▶ Written instruction
Each line below should be retyped exactly, with no pictures.

▶ Information provided
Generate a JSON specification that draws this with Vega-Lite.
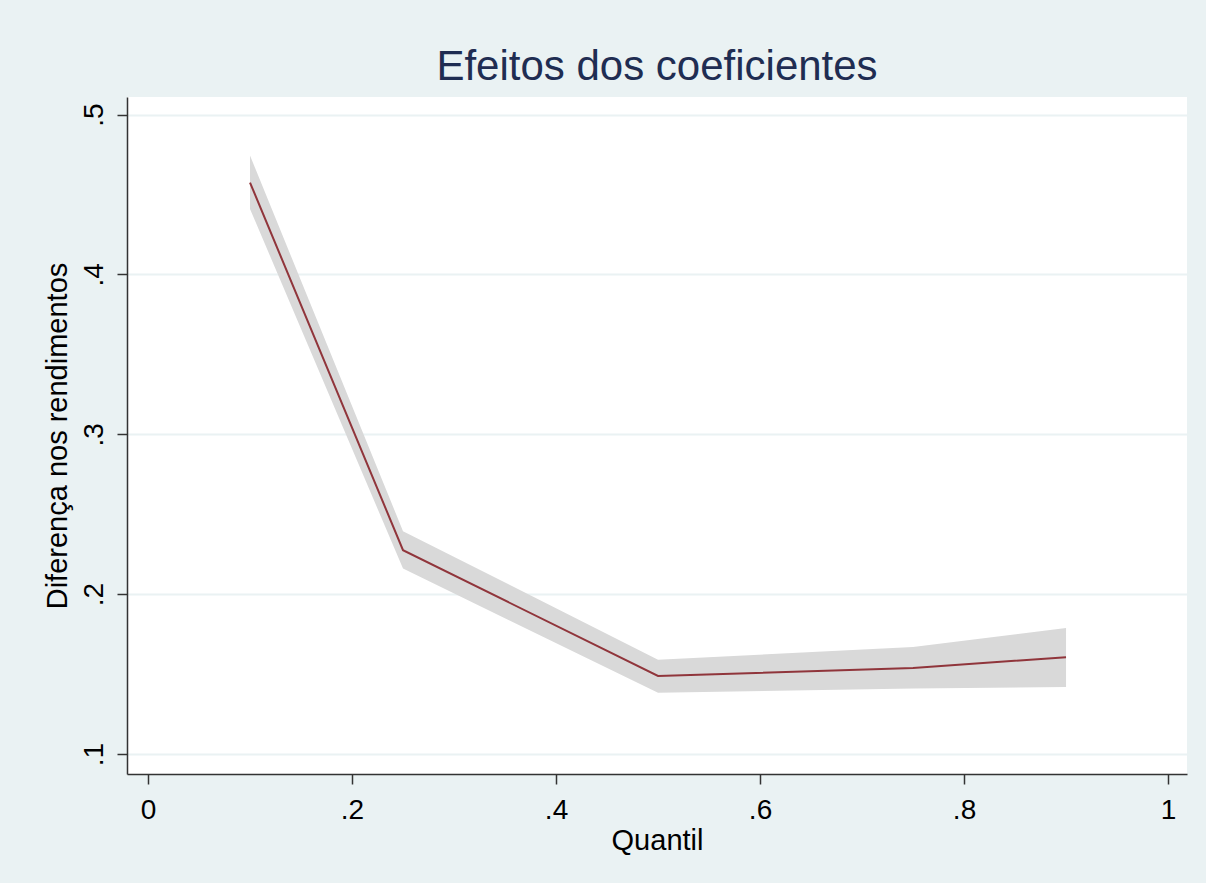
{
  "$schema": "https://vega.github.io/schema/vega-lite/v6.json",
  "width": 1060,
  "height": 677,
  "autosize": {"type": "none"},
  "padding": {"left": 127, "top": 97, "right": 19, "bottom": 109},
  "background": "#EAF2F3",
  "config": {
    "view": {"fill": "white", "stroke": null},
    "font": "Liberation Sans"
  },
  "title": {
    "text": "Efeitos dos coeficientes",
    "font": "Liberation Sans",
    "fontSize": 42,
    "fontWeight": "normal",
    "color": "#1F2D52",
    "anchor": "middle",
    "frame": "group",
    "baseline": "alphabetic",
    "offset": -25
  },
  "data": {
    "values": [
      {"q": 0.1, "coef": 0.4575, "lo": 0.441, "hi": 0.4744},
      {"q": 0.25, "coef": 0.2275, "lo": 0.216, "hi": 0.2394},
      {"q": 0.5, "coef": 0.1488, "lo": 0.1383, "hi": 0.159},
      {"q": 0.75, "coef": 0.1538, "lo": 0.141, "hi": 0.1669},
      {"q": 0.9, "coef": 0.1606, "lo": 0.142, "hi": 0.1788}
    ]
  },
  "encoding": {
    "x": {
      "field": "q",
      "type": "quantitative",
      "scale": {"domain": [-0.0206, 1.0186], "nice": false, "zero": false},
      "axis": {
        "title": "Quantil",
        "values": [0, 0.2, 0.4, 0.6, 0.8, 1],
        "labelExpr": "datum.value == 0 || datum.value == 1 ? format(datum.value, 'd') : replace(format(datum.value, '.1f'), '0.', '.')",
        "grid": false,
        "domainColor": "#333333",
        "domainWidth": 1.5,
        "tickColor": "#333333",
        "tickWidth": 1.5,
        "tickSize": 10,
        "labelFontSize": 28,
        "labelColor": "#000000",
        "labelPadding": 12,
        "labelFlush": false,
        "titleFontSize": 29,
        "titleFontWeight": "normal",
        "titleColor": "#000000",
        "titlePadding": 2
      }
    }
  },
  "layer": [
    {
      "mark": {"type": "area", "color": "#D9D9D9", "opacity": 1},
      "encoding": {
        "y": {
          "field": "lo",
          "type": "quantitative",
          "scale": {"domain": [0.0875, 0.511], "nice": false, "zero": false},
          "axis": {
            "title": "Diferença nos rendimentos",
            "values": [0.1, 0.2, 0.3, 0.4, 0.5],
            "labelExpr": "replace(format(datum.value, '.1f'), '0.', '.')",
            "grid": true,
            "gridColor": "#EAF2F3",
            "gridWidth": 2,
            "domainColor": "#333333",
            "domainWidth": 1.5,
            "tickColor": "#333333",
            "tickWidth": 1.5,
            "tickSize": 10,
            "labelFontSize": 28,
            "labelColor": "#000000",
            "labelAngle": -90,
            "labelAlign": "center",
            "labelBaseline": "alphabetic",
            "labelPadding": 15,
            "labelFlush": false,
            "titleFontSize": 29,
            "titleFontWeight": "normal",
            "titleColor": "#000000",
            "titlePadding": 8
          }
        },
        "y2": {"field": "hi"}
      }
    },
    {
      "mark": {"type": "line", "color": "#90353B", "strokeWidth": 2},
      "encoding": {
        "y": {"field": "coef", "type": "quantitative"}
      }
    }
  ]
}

▶ Output of the task
Generate a JSON specification that draws this with Vega-Lite.
{
  "$schema": "https://vega.github.io/schema/vega-lite/v6.json",
  "width": 1060,
  "height": 677,
  "autosize": {"type": "none"},
  "padding": {"left": 127, "top": 97, "right": 19, "bottom": 109},
  "background": "#EAF2F3",
  "config": {
    "view": {"fill": "white", "stroke": null},
    "font": "Liberation Sans"
  },
  "title": {
    "text": "Efeitos dos coeficientes",
    "font": "Liberation Sans",
    "fontSize": 42,
    "fontWeight": "normal",
    "color": "#1F2D52",
    "anchor": "middle",
    "frame": "group",
    "baseline": "alphabetic",
    "offset": -25
  },
  "data": {
    "values": [
      {"q": 0.1, "coef": 0.4575, "lo": 0.441, "hi": 0.4744},
      {"q": 0.25, "coef": 0.2275, "lo": 0.216, "hi": 0.2394},
      {"q": 0.5, "coef": 0.1488, "lo": 0.1383, "hi": 0.159},
      {"q": 0.75, "coef": 0.1538, "lo": 0.141, "hi": 0.1669},
      {"q": 0.9, "coef": 0.1606, "lo": 0.142, "hi": 0.1788}
    ]
  },
  "encoding": {
    "x": {
      "field": "q",
      "type": "quantitative",
      "scale": {"domain": [-0.0206, 1.0186], "nice": false, "zero": false},
      "axis": {
        "title": "Quantil",
        "values": [0, 0.2, 0.4, 0.6, 0.8, 1],
        "labelExpr": "datum.value == 0 || datum.value == 1 ? format(datum.value, 'd') : replace(format(datum.value, '.1f'), '0.', '.')",
        "grid": false,
        "domainColor": "#333333",
        "domainWidth": 1.5,
        "tickColor": "#333333",
        "tickWidth": 1.5,
        "tickSize": 10,
        "labelFontSize": 28,
        "labelColor": "#000000",
        "labelPadding": 12,
        "labelFlush": false,
        "titleFontSize": 29,
        "titleFontWeight": "normal",
        "titleColor": "#000000",
        "titlePadding": 2
      }
    }
  },
  "layer": [
    {
      "mark": {"type": "area", "color": "#D9D9D9", "opacity": 1},
      "encoding": {
        "y": {
          "field": "lo",
          "type": "quantitative",
          "scale": {"domain": [0.0875, 0.511], "nice": false, "zero": false},
          "axis": {
            "title": "Diferença nos rendimentos",
            "values": [0.1, 0.2, 0.3, 0.4, 0.5],
            "labelExpr": "replace(format(datum.value, '.1f'), '0.', '.')",
            "grid": true,
            "gridColor": "#EAF2F3",
            "gridWidth": 2,
            "domainColor": "#333333",
            "domainWidth": 1.5,
            "tickColor": "#333333",
            "tickWidth": 1.5,
            "tickSize": 10,
            "labelFontSize": 28,
            "labelColor": "#000000",
            "labelAngle": -90,
            "labelAlign": "center",
            "labelBaseline": "alphabetic",
            "labelPadding": 15,
            "labelFlush": false,
            "titleFontSize": 29,
            "titleFontWeight": "normal",
            "titleColor": "#000000",
            "titlePadding": 8
          }
        },
        "y2": {"field": "hi"}
      }
    },
    {
      "mark": {"type": "line", "color": "#90353B", "strokeWidth": 2},
      "encoding": {
        "y": {"field": "coef", "type": "quantitative"}
      }
    }
  ]
}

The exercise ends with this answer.